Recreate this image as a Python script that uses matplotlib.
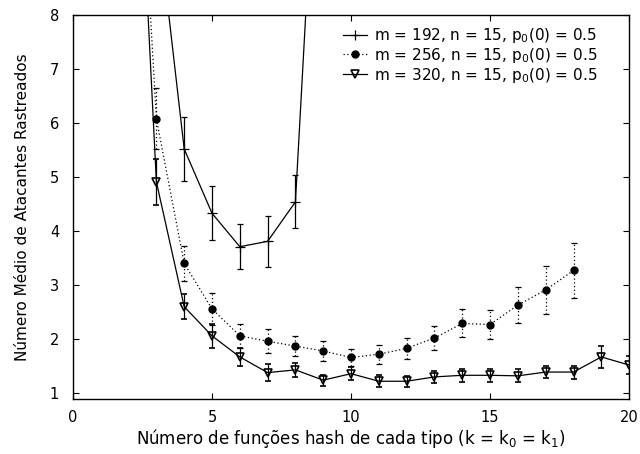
import matplotlib

matplotlib.use("Agg")

import matplotlib.pyplot as plt
from matplotlib.lines import Line2D
import numpy as np

plt.rcParams["font.family"] = ["DejaVu Sans"]
plt.rcParams["mathtext.fontset"] = "dejavusans"

# m = 192 (x=3 and x=9 lie above the plot range)
k_192 = [3, 4, 5, 6, 7, 8, 9]
mean_192 = [10.0, 5.52, 4.33, 3.71, 3.81, 4.54, 13.9]
err_192 = [0.6, 0.60, 0.50, 0.42, 0.47, 0.49, 0.8]

# m = 256
k_256 = [2, 3, 4, 5, 6, 7, 8, 9, 10, 11, 12, 13, 14, 15, 16, 17, 18]
mean_256 = [15.1, 6.08, 3.40, 2.56, 2.06, 1.96, 1.87, 1.78, 1.66, 1.72, 1.83,
            2.02, 2.29, 2.27, 2.63, 2.91, 3.27]
err_256 = [0.8, 0.57, 0.32, 0.29, 0.22, 0.22, 0.18, 0.19, 0.16, 0.18, 0.19,
           0.23, 0.26, 0.27, 0.34, 0.44, 0.51]

# m = 320
k_320 = [2, 3, 4, 5, 6, 7, 8, 9, 10, 11, 12, 13, 14, 15, 16, 17, 18, 19, 20]
mean_320 = [15.2, 4.91, 2.60, 2.06, 1.67, 1.38, 1.43, 1.24, 1.36, 1.22, 1.22,
            1.30, 1.33, 1.33, 1.32, 1.39, 1.39, 1.67, 1.52]
err_320 = [0.8, 0.43, 0.23, 0.22, 0.16, 0.15, 0.13, 0.10, 0.12, 0.11, 0.10,
           0.11, 0.12, 0.12, 0.12, 0.11, 0.12, 0.20, 0.16]

labels = [
    "m = 192, n = 15, p$_0$(0) = 0.5",
    "m = 256, n = 15, p$_0$(0) = 0.5",
    "m = 320, n = 15, p$_0$(0) = 0.5",
]

fig = plt.figure(figsize=(6.4, 4.54), dpi=100)
ax = fig.add_axes([0.114, 0.121, 0.869, 0.846])

lw = 0.9
dotted = (0, (1, 2))
styles = [
    dict(marker="+", ms=7, mew=0.9, ls="-"),
    dict(marker="o", ms=5, ls=dotted),
    dict(marker="v", ms=5.5, mfc="none", mew=1.2, ls="-"),
]

series = [(k_192, mean_192, err_192), (k_256, mean_256, err_256),
          (k_320, mean_320, err_320)]
for (k, mean, err), st in zip(series, styles):
    eb = ax.errorbar(k, mean, yerr=err, color="black", lw=lw, capsize=2.3,
                     elinewidth=lw, capthick=lw, **st)
    eb[2][0].set_linestyle(st["ls"])

ax.set_xlim(0, 20)
ax.set_ylim(0.89, 8)
ax.set_xticks([0, 5, 10, 15, 20])
ax.set_yticks([1, 2, 3, 4, 5, 6, 7, 8])
ax.tick_params(direction="in", length=4, width=0.8, top=True, right=True,
               labelsize=10.5)
ax.tick_params(axis="x", pad=8)
ax.tick_params(axis="y", pad=10)
for s in ax.spines.values():
    s.set_linewidth(1.0)

ax.set_xlabel("Número de funções hash de cada tipo (k = k$_0$ = k$_1$)",
              fontsize=12, labelpad=1)
ax.set_ylabel("Número Médio de Atacantes Rastreados", fontsize=11,
              labelpad=14)

handles = [Line2D([], [], color="black", lw=lw, **st) for st in styles]
ax.legend(handles, labels, loc="upper right", bbox_to_anchor=(0.96, 0.995),
          frameon=False, fontsize=11, labelspacing=0.05, handlelength=1.6,
          handletextpad=0.45, borderaxespad=0.2)

fig.savefig("out.png", dpi=100)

:: SET EXERCISE ::
Pictures are excluded; copy all other data exactly as shown.

:: REPLY TO THE EXERCISE ::
Recreate this image as a Python script that uses matplotlib.
import matplotlib

matplotlib.use("Agg")

import matplotlib.pyplot as plt
from matplotlib.lines import Line2D
import numpy as np

plt.rcParams["font.family"] = ["DejaVu Sans"]
plt.rcParams["mathtext.fontset"] = "dejavusans"

# m = 192 (x=3 and x=9 lie above the plot range)
k_192 = [3, 4, 5, 6, 7, 8, 9]
mean_192 = [10.0, 5.52, 4.33, 3.71, 3.81, 4.54, 13.9]
err_192 = [0.6, 0.60, 0.50, 0.42, 0.47, 0.49, 0.8]

# m = 256
k_256 = [2, 3, 4, 5, 6, 7, 8, 9, 10, 11, 12, 13, 14, 15, 16, 17, 18]
mean_256 = [15.1, 6.08, 3.40, 2.56, 2.06, 1.96, 1.87, 1.78, 1.66, 1.72, 1.83,
            2.02, 2.29, 2.27, 2.63, 2.91, 3.27]
err_256 = [0.8, 0.57, 0.32, 0.29, 0.22, 0.22, 0.18, 0.19, 0.16, 0.18, 0.19,
           0.23, 0.26, 0.27, 0.34, 0.44, 0.51]

# m = 320
k_320 = [2, 3, 4, 5, 6, 7, 8, 9, 10, 11, 12, 13, 14, 15, 16, 17, 18, 19, 20]
mean_320 = [15.2, 4.91, 2.60, 2.06, 1.67, 1.38, 1.43, 1.24, 1.36, 1.22, 1.22,
            1.30, 1.33, 1.33, 1.32, 1.39, 1.39, 1.67, 1.52]
err_320 = [0.8, 0.43, 0.23, 0.22, 0.16, 0.15, 0.13, 0.10, 0.12, 0.11, 0.10,
           0.11, 0.12, 0.12, 0.12, 0.11, 0.12, 0.20, 0.16]

labels = [
    "m = 192, n = 15, p$_0$(0) = 0.5",
    "m = 256, n = 15, p$_0$(0) = 0.5",
    "m = 320, n = 15, p$_0$(0) = 0.5",
]

fig = plt.figure(figsize=(6.4, 4.54), dpi=100)
ax = fig.add_axes([0.114, 0.121, 0.869, 0.846])

lw = 0.9
dotted = (0, (1, 2))
styles = [
    dict(marker="+", ms=7, mew=0.9, ls="-"),
    dict(marker="o", ms=5, ls=dotted),
    dict(marker="v", ms=5.5, mfc="none", mew=1.2, ls="-"),
]

series = [(k_192, mean_192, err_192), (k_256, mean_256, err_256),
          (k_320, mean_320, err_320)]
for (k, mean, err), st in zip(series, styles):
    eb = ax.errorbar(k, mean, yerr=err, color="black", lw=lw, capsize=2.3,
                     elinewidth=lw, capthick=lw, **st)
    eb[2][0].set_linestyle(st["ls"])

ax.set_xlim(0, 20)
ax.set_ylim(0.89, 8)
ax.set_xticks([0, 5, 10, 15, 20])
ax.set_yticks([1, 2, 3, 4, 5, 6, 7, 8])
ax.tick_params(direction="in", length=4, width=0.8, top=True, right=True,
               labelsize=10.5)
ax.tick_params(axis="x", pad=8)
ax.tick_params(axis="y", pad=10)
for s in ax.spines.values():
    s.set_linewidth(1.0)

ax.set_xlabel("Número de funções hash de cada tipo (k = k$_0$ = k$_1$)",
              fontsize=12, labelpad=1)
ax.set_ylabel("Número Médio de Atacantes Rastreados", fontsize=11,
              labelpad=14)

handles = [Line2D([], [], color="black", lw=lw, **st) for st in styles]
ax.legend(handles, labels, loc="upper right", bbox_to_anchor=(0.96, 0.995),
          frameon=False, fontsize=11, labelspacing=0.05, handlelength=1.6,
          handletextpad=0.45, borderaxespad=0.2)

fig.savefig("out.png", dpi=100)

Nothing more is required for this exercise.